Pour la République démocratique du Congo, ‘la liberté d’orientation sexuelle est un thème tellement ouvert que si nous le maintenons, il peut détruire le peu qu’il nous reste de valeurs intrinsèques. Nous ne prônons pas la violence contre ces personnes, mais nous suggérons qu’on les laisse vivre leur liberté telle qu’ils entendent la vivre, mais qu’on retire du texte le thème orientation sexuelle’.
Le représentant du Congo a pour sa part déclaré que ‘l’Afrique gagnerait plus en privilégiant les priorités soulignées par les jeunes dans les documents que de leur imposer l’homosexualité’.
La délégation du Tchad qui, la veille déjà, s’était démarquée de la position soutenue par certains pays de ce que l’orientation sexuelle est un droit et que chaque pays prendra ses responsabilités à l’interne, a menacé de claquer la porte si une telle résolution venait d’une manière ou d’une autre à être insérée dans la déclaration.
Le Liberia prône pour sa part le maintien du paragraphe parce qu’il s’agit de protection de droit humain tel qu’énoncé dans tous les textes internationaux.
Pour le Congo, ‘il faut gagner du temps en extirpant des textes tous les éléments de malentendus et qui posent des problèmes d’interprétation’.
L’Egypte également opte pour la suppression du thème de l’orientation sexuelle ‘parce que chaque culture a des valeurs qu’il faut absolument respecter’.
Le Ghana est pour l’adoption du texte en l’état en mettant l’accent sur les réserves afin que les Etats fassent l’application conformément aux textes nationaux.
L’Afrique du Sud trouve le texte très équilibré et dénonce les interprétations malicieuses.
Pour le Bénin, ‘il faut débarrasser le document de tout ce qui divise surtout que retirer cette partie n’enlève rien à la substance du document’, a martelé le chef de la délégation qui en appelle à la sagesse et à la clairvoyance de tous pour que ce paragraphe soit supprimé.
Le Niger déclare le paragraphe incriminé en flagrante contradiction avec ses réalités socio- culturelles. La Tanzanie suggère qu’on garde le paragraphe et que chaque Etat le lise sous la coupe de sa législation. Ce que rejette le Togo, arguant que sans consensus, il faut carrément éviter de le mettre dans la déclaration.

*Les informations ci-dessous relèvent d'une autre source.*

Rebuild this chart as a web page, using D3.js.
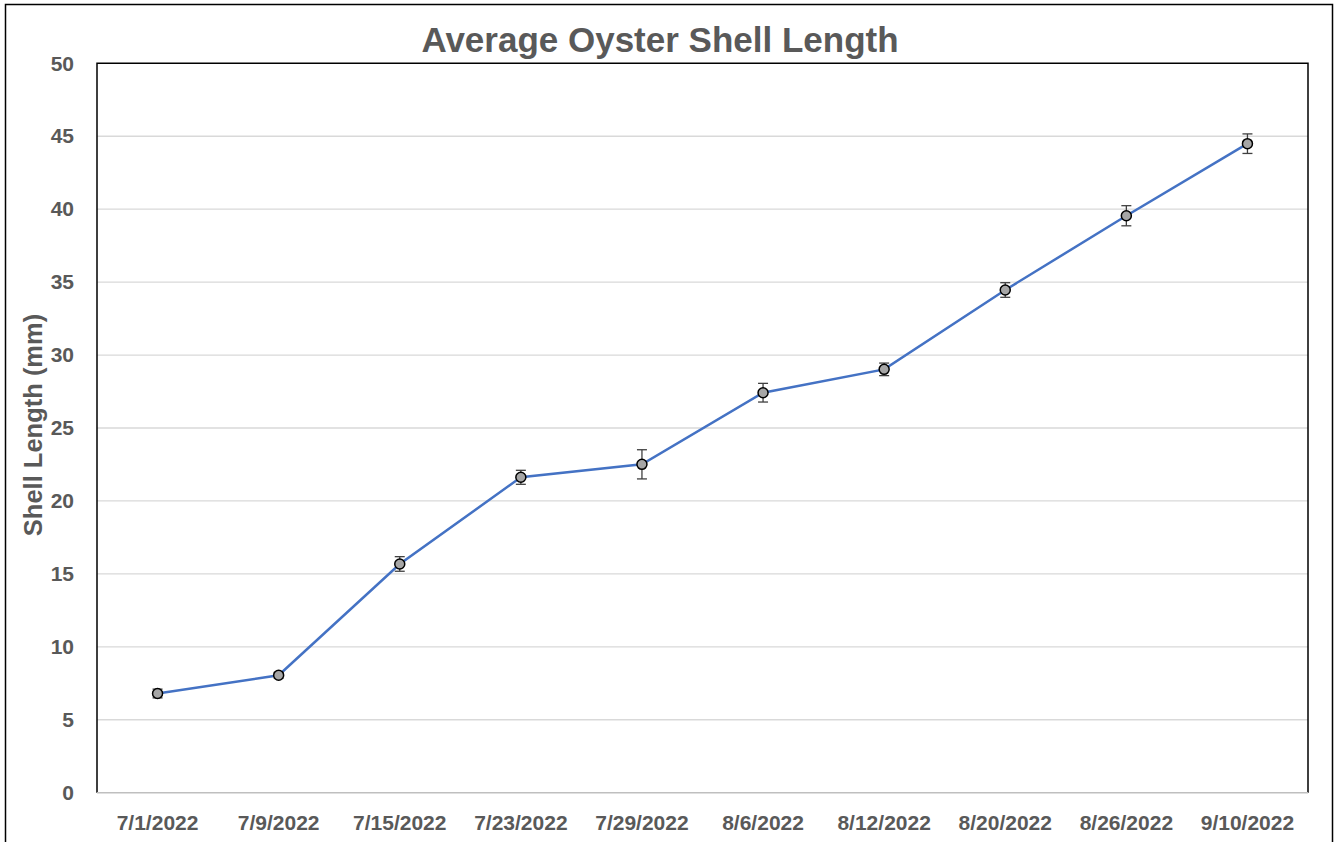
<!DOCTYPE html>
<html><head><meta charset="utf-8">
<script src="https://cdn.jsdelivr.net/npm/d3@7"></script>
<style>body{margin:0;background:#fff}svg{display:block}</style>
</head><body>
<script>
const categories = ["7/1/2022","7/9/2022","7/15/2022","7/23/2022","7/29/2022","8/6/2022","8/12/2022","8/20/2022","8/26/2022","9/10/2022"];
const meanLength = [6.8, 8.05, 15.68, 21.62, 22.51, 27.42, 29.02, 34.46, 39.55, 44.49];
const errLength = [0.3, 0.2, 0.5, 0.48, 1.0, 0.64, 0.43, 0.5, 0.69, 0.67];
const yTicks = [0,5,10,15,20,25,30,35,40,45,50];
const title = "Average Oyster Shell Length";
const yLabel = "Shell Length (mm)";

const W = 1335, H = 842;
const m = {l: 97, r: 1308, t: 63.3, b: 792.7};
const svg = d3.select("body").append("svg").attr("width", W).attr("height", H);
const font = "'Liberation Sans', Arial, sans-serif";
const gray = "#595959";

svg.append("rect").attr("x",5.5).attr("y",4.5).attr("width",1327).attr("height",860)
  .attr("fill","#fff").attr("stroke","#000").attr("stroke-width",1.5);

const x = d3.scaleBand().domain(categories).range([m.l, m.r]);
const y = d3.scaleLinear().domain([0,50]).range([m.b, m.t]);

// gridlines
svg.append("g").selectAll("line").data(yTicks.filter(d=>d>0 && d<50)).join("line")
  .attr("x1",m.l).attr("x2",m.r).attr("y1",d=>y(d)).attr("y2",d=>y(d))
  .attr("stroke","#d9d9d9").attr("stroke-width",1.3);

// plot border
svg.append("path").attr("d",`M${m.l},${m.b}V${m.t}H${m.r}V${m.b}`)
  .attr("fill","none").attr("stroke","#000").attr("stroke-width",1.5);
svg.append("line").attr("x1",m.l).attr("x2",m.r).attr("y1",m.b).attr("y2",m.b)
  .attr("stroke","#bfbfbf").attr("stroke-width",1.5);

// y axis
const ya = svg.append("g").attr("transform",`translate(${m.l},0)`)
  .call(d3.axisLeft(y).tickValues(yTicks).tickSize(0).tickPadding(23));
ya.select(".domain").remove();
ya.selectAll("text").attr("font-family",font).attr("font-weight","bold")
  .attr("font-size",21).attr("fill",gray);

// x axis
const xa = svg.append("g").attr("transform",`translate(0,${m.b})`)
  .call(d3.axisBottom(x).tickSize(0).tickPadding(22));
xa.select(".domain").remove();
xa.selectAll("text").attr("font-family",font).attr("font-weight","bold")
  .attr("font-size",21).attr("fill",gray);

// title
svg.append("text").attr("x",660).attr("y",52).attr("text-anchor","middle")
  .attr("font-family",font).attr("font-weight","bold").attr("font-size",35)
  .attr("fill",gray).text(title);

// y label
svg.append("text").attr("transform",`translate(42,${(m.t+m.b)/2 - 3}) rotate(-90)`)
  .attr("text-anchor","middle").attr("font-family",font).attr("font-weight","bold")
  .attr("font-size",25.5).attr("fill",gray).text(yLabel);

const cx = d => x(d) + x.bandwidth()/2;

// line
svg.append("path").datum(categories.map((c,i)=>[cx(c), y(meanLength[i])]))
  .attr("d", d3.line()).attr("fill","none").attr("stroke","#4472C4").attr("stroke-width",2.5);

// error bars
const eb = svg.append("g").attr("stroke","#404040").attr("stroke-width",1.3);
categories.forEach((c,i)=>{
  const X = cx(c), y1 = y(meanLength[i]-errLength[i]), y2 = y(meanLength[i]+errLength[i]);
  eb.append("line").attr("x1",X).attr("x2",X).attr("y1",y1).attr("y2",y2);
  eb.append("line").attr("x1",X-5).attr("x2",X+5).attr("y1",y1).attr("y2",y1);
  eb.append("line").attr("x1",X-5).attr("x2",X+5).attr("y1",y2).attr("y2",y2);
});

// markers
svg.append("g").selectAll("circle").data(categories).join("circle")
  .attr("cx",d=>cx(d)).attr("cy",(d,i)=>y(meanLength[i])).attr("r",5)
  .attr("fill","#a6a6a6").attr("stroke","#000").attr("stroke-width",1.5);
</script>
</body></html>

Même dans les coulisses de la rencontre, la tension est vive entre pro et anti ‘orientation sexuelle’, chaque partie soupçonnant l’autre de vouloir lui faire changer de position.
Pour Mlle Fatimata Bah, la jeune Mauritanienne qui a lu la déclaration des jeunes, ‘la déclaration n’est pas de moi, mais des jeunes Africains. En ce qui me concerne, j’émets des réserves sur les sujets concernant la décriminalisation de l’avortement et l’orientation sexuelle’.